The techniques of self-talk. Self-talk statements are most effective when they comply with these guidelines, which are based upon the nature and dynamics of spirit, archetypes, and archetypal fields.

  1. We can use the general guidelines which are in the chapter regarding archetypal field-work. To avoid redundancy, those guidelines are not repeated here.
  2. We can combine the aspects of field-work. For example, while using self-talk, we can use:
    • Directed imagination. For example, while we say, "I am relaxed when speaking in front of groups," we imagine ourselves standing confidently at a podium.
    • The as-if principle. Whenever we act "as if," we can say self-talk statements to affirm the action which we are performing; for example, if we are acting as if we are peaceful, we can state, "I enjoy being relaxed" or "My body knows how to relax."  
    • Energy toning (i.e., emotions and feelings). We can use energy toning in various ways while saying self-talk statements:
      • We say the statements with the corresponding energy tone. For example, if we are stating, "I enjoy finding reasons to be happy," we intentionally generate the energy tone of happiness.
      • We use words which portray emotion. For example, the sentence, "I enjoy finding reasons to be happy," is more powerful than "I find reasons to be happy."
      • We enjoy the natural feeling of joy which arises when we use a well-designed self-talk statement. Naturally, we feel better when we say something which causes happiness; we are increasing the flow of our life-substance (i.e., spirit).
      • We say the statement with various energy tones. We are most likely to remember the thoughts which we implanted when we were in an emotional state resembling our current state; for example, when we are depressed, we tend to refer to the constellation which we traditionally use when we are depressed. (A constellation is a group of associated thoughts, images, energy tones, and physical habits.) Therefore, we need to implant our thoughts with a variety of energy tones, so that those thoughts will be the dominant constellation in any mood which might occur in the future.
      • We can sing or yell the self-talk statement, to express more emotion and feeling.
      • We are careful about our thoughts and spoken words when we are experiencing intense emotions, because we know that those thoughts will contain a significant charge of energy when they are implanted in our archetypal fields. At a later time, this undischarged energy will compel us to re-create the situation in order to release the energy; that process is called "karma." To minimize the harmful effect of this retained energy, we can associate it with a self-talk statement which is balanced and productive; for example, instead of saying, "I hate people who intrude on me," we can use that same energy to say, "I enjoy having secure ego boundaries."
      • We can use our body's physical energy. This energy is added to the thought-element if we say self-talk statements while we walk, dance, exercise, clean our home, or perform other movements -- particularly if we say the words in the rhythm of those movements.

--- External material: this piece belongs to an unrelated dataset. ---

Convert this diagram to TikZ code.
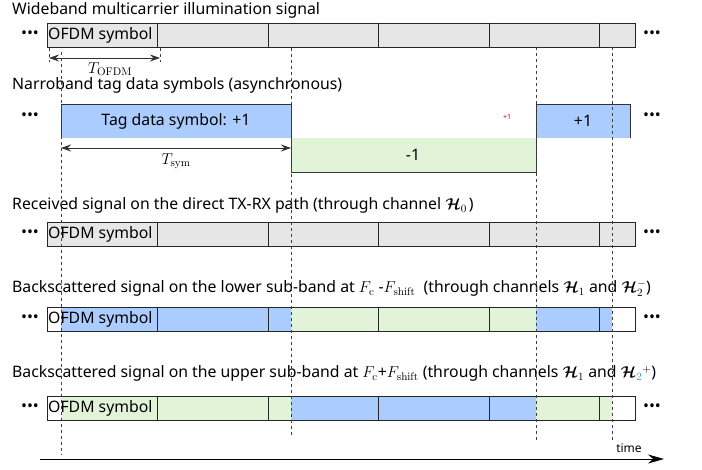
\RequirePackage{fix-cm}
\documentclass[tikz,border=0pt]{standalone}
\usepackage{amsmath}
\usepackage[no-math]{fontspec}
\setmainfont{Noto Sans}
\usetikzlibrary{arrows.meta}
\definecolor{symgray}{HTML}{E6E6E6}
\definecolor{symblue}{HTML}{AACCFF}
\definecolor{symgreen}{HTML}{E2F4D8}
\definecolor{chanblue}{HTML}{4A90E2}
\newcommand{\chH}{\boldsymbol{\mathcal{H}}}

\begin{document}
\begin{tikzpicture}[x=1pt, y=-1pt, font=\fontsize{15.8}{18}\selectfont,
		title/.style={anchor=base west, inner sep=0pt},
		dots/.style={inner sep=0pt},
		bar/.style={draw=black!85, line width=0.8pt},
		symlabel/.style={anchor=west, inner sep=1pt},
		tagline/.style={draw=black!80, line width=0.9pt},
		guide/.style={draw=black!75, line width=0.8pt, dash pattern=on 3pt off 3pt},
		span/.style={draw=black!80, line width=0.9pt, {Stealth[length=10pt,width=7pt]}-{Stealth[length=10pt,width=7pt]}},
		timeaxis/.style={draw=black, line width=0.9pt, -{Stealth[length=16pt,width=9pt]}}]
	\useasboundingbox (0,0) rectangle (702,470);
	% titles of the rows
	\node[title] (widetitle) at (12,15) {Wideband multicarrier illumination signal};
	\node[title] (tagtitle) at (12,90) {Narroband tag data symbols (asynchronous)};
	\node[title] (directtitle) at (12,210) {Received signal on the direct TX-RX path (through channel $\chH_0$\kern2pt)};
	\node[title] (lowertitle) at (12,293) {Backscattered signal on the lower sub-band at $F_\mathrm{c}$ -$F_\mathrm{shift}$\ \ (through channels $\chH_1$ and $\chH_2^{-}$)};
	\node[title] (uppertitle) at (12,378) {Backscattered signal on the upper sub-band at $F_\mathrm{c}$+$F_\mathrm{shift}$ (through channels $\chH_1$ and $\chH_{\color{chanblue}2}^{+}$)};
	% OFDM symbol bars
	\foreach \top/\fa/\fb/\fc/\fd/\fe [count=\i] in {23/symgray/symgray/symgray/symgray/symgray,
			222/symgray/symgray/symgray/symgray/symgray,
			307/white/symblue/symgreen/symblue/white,
			396/white/symgreen/symblue/symgreen/white} {
		\fill[\fa] (47,\top) rectangle (61,\top+24);
		\fill[\fb] (61,\top) rectangle (291,\top+24);
		\fill[\fc] (291,\top) rectangle (536,\top+24);
		\fill[\fd] (536,\top) rectangle (612,\top+24);
		\fill[\fe] (612,\top) rectangle (635,\top+24);
		\foreach \x in {157.5,268,378.5,489,599.5}
			\draw[bar] (\x,\top) -- (\x,\top+24);
		\draw[bar] (47,\top) rectangle (635,\top+24);
		\node[symlabel] (ofdm\i) at (47,\top+12) {OFDM symbol};
		\node[dots] (ldots\i) at (30,\top+12) {•••};
		\node[dots] (rdots\i) at (652,\top+12) {•••};
	}
	% tag data symbols
	\fill[symblue] (61,104) rectangle (291,138);
	\fill[symgreen] (291,138) rectangle (536,172);
	\fill[symblue] (536,104) rectangle (630,138);
	\draw[tagline] (61,138) -- (61,104) -- (291,104) -- (291,172) -- (536,172) -- (536,104) -- (630,104) -- (630,138);
	\node (tagplus) at (176,121) {Tag data symbol: +1};
	\node (tagminus) at (413,155) {-1};
	\node (tagplusb) at (583,121) {+1};
	\node[text=red!70!black, font=\fontsize{7}{8}\selectfont] (tagmark) at (507,117) {+1};
	\node[dots] (ldotstag) at (30,117) {•••};
	\node[dots] (rdotstag) at (652,117) {•••};
	% durations
	\coordinate (ofdmS) at (49,58);
	\coordinate (ofdmE) at (160,58);
	\coordinate (symS) at (61,148);
	\coordinate (symE) at (291,148);
	\path[span] (ofdmS) -- (ofdmE);
	\path[span] (symS) -- (symE);
	\node (tofdm) at (110,69) {$T_\mathrm{OFDM}$};
	\node (tsym) at (176,161) {$T_\mathrm{sym}$};
	\foreach \x [count=\k] in {49,160} {
		\coordinate (tick\k top) at (\x,48);
		\coordinate (tick\k bot) at (\x,62);
		\path[guide] (tick\k top) -- (tick\k bot);
	}
	% symbol boundaries of the tag
	\foreach \x/\a/\b [count=\g] in {61/52/455, 291/48/437, 536/47/440, 612/47/440} {
		\coordinate (g\g top) at (\x,\a);
		\coordinate (g\g bot) at (\x,\b);
		\path[guide] (g\g top) -- (g\g bot);
	}
	% time axis
	\coordinate (tstart) at (40,459);
	\coordinate (tend) at (664,459);
	\path[timeaxis] (tstart) -- (tend);
	\node[font=\fontsize{12}{14}\selectfont] (timelbl) at (629,448) {time};
\end{tikzpicture}
\end{document}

  3. We are specific. We might use the statement, "I feel good," but there might be more benefit in specific statements, e.g., "I enjoy the feeling of life in my body" or "I find pleasure when I am with other people."
  4. We use short, simple statements. We use only one idea in each self-talk statement. For example: "There is power in everything I do," not "There is power and energy in all the activities I perform, and so I am effective at work and in my social activities."

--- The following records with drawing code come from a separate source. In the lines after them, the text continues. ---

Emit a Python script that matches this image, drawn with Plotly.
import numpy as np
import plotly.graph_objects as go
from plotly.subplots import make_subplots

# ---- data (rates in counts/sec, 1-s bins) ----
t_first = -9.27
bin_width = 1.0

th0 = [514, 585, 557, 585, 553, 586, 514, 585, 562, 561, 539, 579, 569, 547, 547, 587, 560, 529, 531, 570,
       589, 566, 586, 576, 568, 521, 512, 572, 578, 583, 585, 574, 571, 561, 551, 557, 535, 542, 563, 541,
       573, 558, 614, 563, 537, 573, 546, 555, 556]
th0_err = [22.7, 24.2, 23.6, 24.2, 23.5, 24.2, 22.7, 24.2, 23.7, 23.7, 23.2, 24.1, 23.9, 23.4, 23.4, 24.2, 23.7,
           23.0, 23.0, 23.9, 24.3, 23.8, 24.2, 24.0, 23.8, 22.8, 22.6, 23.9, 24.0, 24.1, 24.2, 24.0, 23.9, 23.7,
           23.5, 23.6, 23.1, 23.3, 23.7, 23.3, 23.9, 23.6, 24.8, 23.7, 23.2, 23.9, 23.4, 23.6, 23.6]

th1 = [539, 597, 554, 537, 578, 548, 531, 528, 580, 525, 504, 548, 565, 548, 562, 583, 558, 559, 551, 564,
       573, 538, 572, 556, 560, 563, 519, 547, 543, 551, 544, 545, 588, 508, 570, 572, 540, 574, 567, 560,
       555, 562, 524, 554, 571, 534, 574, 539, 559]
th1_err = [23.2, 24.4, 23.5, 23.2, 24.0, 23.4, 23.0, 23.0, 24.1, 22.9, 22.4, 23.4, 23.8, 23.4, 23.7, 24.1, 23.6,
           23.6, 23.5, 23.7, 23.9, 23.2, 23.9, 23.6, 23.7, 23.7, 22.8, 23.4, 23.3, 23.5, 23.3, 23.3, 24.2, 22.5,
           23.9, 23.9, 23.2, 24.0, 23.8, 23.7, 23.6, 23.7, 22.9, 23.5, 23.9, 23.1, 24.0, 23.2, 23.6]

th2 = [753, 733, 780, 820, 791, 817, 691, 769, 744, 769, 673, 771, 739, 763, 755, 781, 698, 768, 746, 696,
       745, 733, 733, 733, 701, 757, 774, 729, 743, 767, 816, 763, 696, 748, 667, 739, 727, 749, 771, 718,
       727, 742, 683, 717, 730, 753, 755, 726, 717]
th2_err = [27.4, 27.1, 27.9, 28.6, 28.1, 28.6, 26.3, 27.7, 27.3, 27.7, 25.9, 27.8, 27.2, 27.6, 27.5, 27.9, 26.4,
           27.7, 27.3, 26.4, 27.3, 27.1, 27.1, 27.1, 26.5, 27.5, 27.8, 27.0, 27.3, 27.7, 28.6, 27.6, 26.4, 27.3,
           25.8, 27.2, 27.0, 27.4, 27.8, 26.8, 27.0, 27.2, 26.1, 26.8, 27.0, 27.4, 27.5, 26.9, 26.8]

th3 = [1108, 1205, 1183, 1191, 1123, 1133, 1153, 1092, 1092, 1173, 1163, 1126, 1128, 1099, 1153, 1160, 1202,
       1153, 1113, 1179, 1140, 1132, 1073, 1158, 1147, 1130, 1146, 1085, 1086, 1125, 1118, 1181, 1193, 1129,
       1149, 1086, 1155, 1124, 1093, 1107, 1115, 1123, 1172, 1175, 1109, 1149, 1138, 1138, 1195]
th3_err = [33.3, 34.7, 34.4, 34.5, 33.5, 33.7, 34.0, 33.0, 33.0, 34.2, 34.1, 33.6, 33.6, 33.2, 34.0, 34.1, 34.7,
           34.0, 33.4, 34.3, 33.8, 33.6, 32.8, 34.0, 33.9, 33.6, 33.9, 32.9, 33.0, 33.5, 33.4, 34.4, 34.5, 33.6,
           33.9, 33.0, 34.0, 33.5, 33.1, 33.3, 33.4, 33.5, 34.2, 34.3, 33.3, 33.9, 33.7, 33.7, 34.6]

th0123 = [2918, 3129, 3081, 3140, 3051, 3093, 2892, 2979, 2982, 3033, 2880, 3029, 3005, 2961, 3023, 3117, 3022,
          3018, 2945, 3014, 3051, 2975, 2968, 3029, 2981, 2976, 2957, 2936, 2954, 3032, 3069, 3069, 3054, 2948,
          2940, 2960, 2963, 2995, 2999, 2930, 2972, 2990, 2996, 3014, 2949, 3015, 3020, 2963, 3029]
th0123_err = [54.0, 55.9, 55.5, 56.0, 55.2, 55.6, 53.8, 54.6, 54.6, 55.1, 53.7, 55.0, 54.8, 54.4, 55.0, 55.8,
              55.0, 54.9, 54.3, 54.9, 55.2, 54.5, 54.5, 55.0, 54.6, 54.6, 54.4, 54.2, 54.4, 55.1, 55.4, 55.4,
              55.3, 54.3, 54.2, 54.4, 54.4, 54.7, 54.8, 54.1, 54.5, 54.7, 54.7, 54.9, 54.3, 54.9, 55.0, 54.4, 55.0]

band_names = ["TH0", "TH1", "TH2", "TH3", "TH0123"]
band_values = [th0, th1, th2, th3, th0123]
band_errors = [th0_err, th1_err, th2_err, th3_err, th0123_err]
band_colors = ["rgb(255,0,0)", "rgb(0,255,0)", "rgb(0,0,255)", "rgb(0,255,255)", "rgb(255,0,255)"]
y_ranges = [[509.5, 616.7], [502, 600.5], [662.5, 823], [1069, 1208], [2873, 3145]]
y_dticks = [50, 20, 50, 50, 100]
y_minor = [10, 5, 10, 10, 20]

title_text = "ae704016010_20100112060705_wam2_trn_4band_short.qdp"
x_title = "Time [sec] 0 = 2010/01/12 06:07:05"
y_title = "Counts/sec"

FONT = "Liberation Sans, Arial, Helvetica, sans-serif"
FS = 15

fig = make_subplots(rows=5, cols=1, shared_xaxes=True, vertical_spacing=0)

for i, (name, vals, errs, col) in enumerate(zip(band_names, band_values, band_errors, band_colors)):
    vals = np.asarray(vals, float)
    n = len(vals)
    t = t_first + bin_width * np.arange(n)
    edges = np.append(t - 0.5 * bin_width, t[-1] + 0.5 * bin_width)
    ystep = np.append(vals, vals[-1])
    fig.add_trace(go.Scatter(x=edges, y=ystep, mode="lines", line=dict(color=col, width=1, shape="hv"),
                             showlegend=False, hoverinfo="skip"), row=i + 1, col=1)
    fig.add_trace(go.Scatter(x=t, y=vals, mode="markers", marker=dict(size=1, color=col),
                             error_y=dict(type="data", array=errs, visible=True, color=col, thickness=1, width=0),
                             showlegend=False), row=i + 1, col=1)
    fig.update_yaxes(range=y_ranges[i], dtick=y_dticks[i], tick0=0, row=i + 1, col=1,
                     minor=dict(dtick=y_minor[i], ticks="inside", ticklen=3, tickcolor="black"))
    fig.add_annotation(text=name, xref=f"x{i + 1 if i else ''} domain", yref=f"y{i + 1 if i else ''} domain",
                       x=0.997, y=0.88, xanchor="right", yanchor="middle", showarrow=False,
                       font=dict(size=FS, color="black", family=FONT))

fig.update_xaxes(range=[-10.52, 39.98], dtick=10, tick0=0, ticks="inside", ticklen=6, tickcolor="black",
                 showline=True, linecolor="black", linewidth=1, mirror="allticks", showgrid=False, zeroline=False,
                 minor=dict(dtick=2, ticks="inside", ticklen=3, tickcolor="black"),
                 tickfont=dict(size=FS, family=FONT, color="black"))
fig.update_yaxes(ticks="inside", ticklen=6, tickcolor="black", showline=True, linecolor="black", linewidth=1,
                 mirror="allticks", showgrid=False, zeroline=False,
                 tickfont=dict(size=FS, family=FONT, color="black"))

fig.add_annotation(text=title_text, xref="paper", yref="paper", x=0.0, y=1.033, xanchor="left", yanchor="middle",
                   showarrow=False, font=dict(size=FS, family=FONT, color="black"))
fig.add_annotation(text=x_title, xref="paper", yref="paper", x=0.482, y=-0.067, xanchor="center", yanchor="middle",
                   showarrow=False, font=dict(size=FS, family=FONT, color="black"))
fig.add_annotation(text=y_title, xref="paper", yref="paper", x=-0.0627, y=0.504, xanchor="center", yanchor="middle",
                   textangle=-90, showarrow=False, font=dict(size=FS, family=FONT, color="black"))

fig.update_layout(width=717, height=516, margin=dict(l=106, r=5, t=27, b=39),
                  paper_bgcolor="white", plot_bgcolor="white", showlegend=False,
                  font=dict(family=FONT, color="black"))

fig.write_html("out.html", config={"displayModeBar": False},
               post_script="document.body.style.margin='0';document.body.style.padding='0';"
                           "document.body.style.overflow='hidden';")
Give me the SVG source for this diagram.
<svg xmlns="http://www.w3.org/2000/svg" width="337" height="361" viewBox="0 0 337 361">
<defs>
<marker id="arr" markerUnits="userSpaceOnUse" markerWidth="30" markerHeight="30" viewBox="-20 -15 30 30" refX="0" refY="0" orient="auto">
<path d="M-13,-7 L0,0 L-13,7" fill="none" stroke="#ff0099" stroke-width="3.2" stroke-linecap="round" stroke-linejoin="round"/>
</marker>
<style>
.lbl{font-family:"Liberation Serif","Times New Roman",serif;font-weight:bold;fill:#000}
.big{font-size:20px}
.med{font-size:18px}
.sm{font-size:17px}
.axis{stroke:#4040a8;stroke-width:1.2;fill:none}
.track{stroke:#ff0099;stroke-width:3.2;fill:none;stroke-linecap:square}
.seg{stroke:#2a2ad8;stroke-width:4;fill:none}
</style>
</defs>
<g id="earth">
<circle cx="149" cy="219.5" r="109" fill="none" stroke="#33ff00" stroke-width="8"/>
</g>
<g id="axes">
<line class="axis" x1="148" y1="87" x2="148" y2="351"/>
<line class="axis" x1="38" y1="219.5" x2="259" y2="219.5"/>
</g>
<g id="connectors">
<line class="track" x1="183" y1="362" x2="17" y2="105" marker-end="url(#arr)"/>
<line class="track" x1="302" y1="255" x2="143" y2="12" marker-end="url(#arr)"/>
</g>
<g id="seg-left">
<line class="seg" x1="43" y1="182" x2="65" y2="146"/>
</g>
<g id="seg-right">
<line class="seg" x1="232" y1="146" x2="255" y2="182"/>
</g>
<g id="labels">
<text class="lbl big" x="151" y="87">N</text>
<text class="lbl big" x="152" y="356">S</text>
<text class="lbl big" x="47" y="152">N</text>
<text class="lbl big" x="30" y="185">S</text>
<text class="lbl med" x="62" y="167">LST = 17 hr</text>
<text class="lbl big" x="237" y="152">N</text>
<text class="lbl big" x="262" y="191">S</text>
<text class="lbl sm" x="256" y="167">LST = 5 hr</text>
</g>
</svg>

  5. We speak in positive terms. For example: "I am grateful for the things I have," not "I no longer hate my second-rate possessions." If we repeat the second statement, the archetypal fields do not consider the double negative (hating an undesired thing); instead, they record and reinforce those second-rate possessions by implanting thoughts, images, and energy tones regarding them.

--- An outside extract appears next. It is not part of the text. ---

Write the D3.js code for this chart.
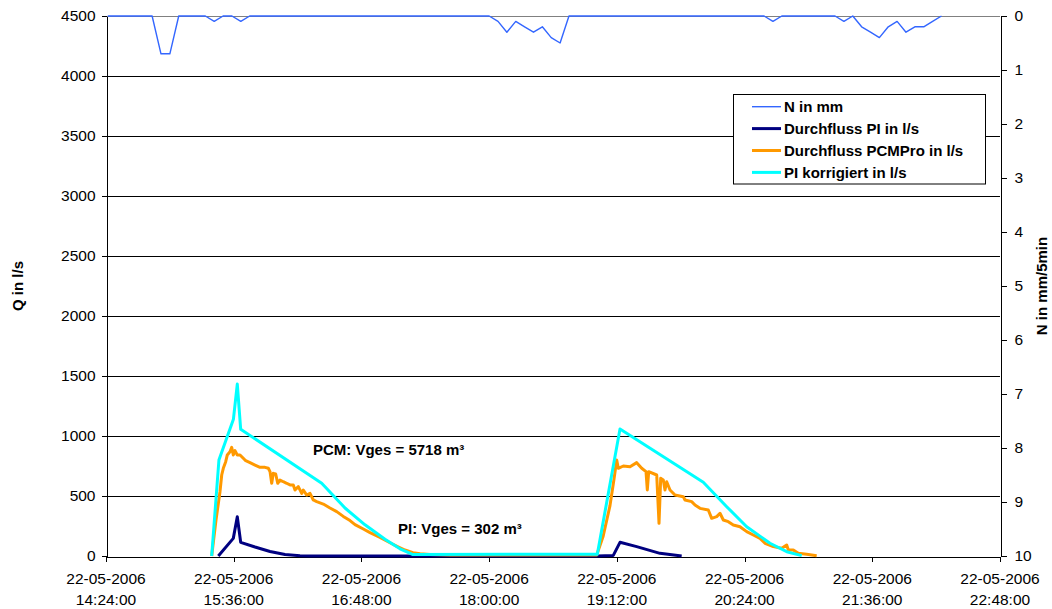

  6. We are direct. We say, "I enjoy expressing myself," not "I want to Express Myself Powerfully" or "I will try to express myself" or "I should express myself."
  7. We can use the global phrase "I am [a particular quality]." Self-talk statements are very powerful if they start with this phrase; e.g., "I am happy" or "I am content." Because these statements deal with the ego (or, more precisely, our self-concept, which is a sub-constellation of the ego constellation), they transcend any particular archetypal field, to affect us favorably in every archetypal situation.
  8. We are not competitive. For example: "I do well in job interviews," not "I am better than other people in job interviews." The first statement is more effective, for various reasons:
    • The mind works best when it is focusing its own power. Our energy is concentrated and focused.
    • If we are competitive, our elements of aggression will trigger reciprocal elements in other people, creating a wasteful conflict.
  9. We are unconditional. For example, we say, "I love my son, Bill," not "I love my son, Bill, even when he is a brat."
  10. We vary the words. Variations are useful because (1) they prevent boredom after we have repeated a statement hundreds of times, and (2) they allow us to test the effectiveness of particular statements. Those variations can include:
    • The person. For example:
      • First person. "I enjoy my life."
      • Second person. "You enjoy your life" -- referring to yourself. When we use the second person, we can pretend that someone is saying these statements to us.
      • Third person. "He enjoys his life" -- referring to yourself. When we are using the third person, we can pretend that someone is talking about us.
      • Our name. "Jim enjoys his life."
      • A combination. "I, Jim, enjoy my life."
    • The arrangement of words. For example, we might experiment with the phrase, "Life has many pleasures," and then we can try, "I find many pleasures in life."
    • Rhyme and rhythm. If we say the statement with interesting rhymes and rhythms, we will remember it more easily, and we will engage the right hemisphere (which might be more receptive to the statement).
    • Different approaches to the same thought. Generally, we say a statement in a straight-forward, present-tense format: "I like who I am." But we can also use variations:
      • Future tense. "I will like whom I am." It is most important for us to say the statement in the present tense, to affirm its reality now -- but we can also use the future tense, to generate optimism for the future; i.e., we like ourselves now, and we will continue to like ourselves.
      • Past tense. "I liked myself." Sometimes our past is too painful to review because we remember only the unpleasant moments; this pain cuts us off from our heritage, and our learning experiences, and our pleasant memories. Surely there were occasions when we did like ourselves. In fact, self-love is our natural state (based upon the dynamics of spirit); it is only our dysfunctional thoughts, images, energy tones, and actions which block that experience of self-love.
      • Cancellations. We might need to use wording which "cancels" specific mental habits; for example, if we frequently say, "I don't deserve to be liked," then we probably won't have much success with the statement, "I like myself," because we already have a constellation which has established the idea that we don't deserve to be liked. (Logically, how could we like ourselves if we don't deserve to be liked?) Therefore, we need to cancel the previous statement, with a statement that "I deserve to be liked." Similarly:
        • The idea that "I don't have the right to like myself" is changed to "I have the right to like myself."
        • The idea that "I can't like myself" is changed to "I can like myself."
        • The idea that "Liking oneself is vanity" is changed to "Liking oneself is a healthy form of self-love."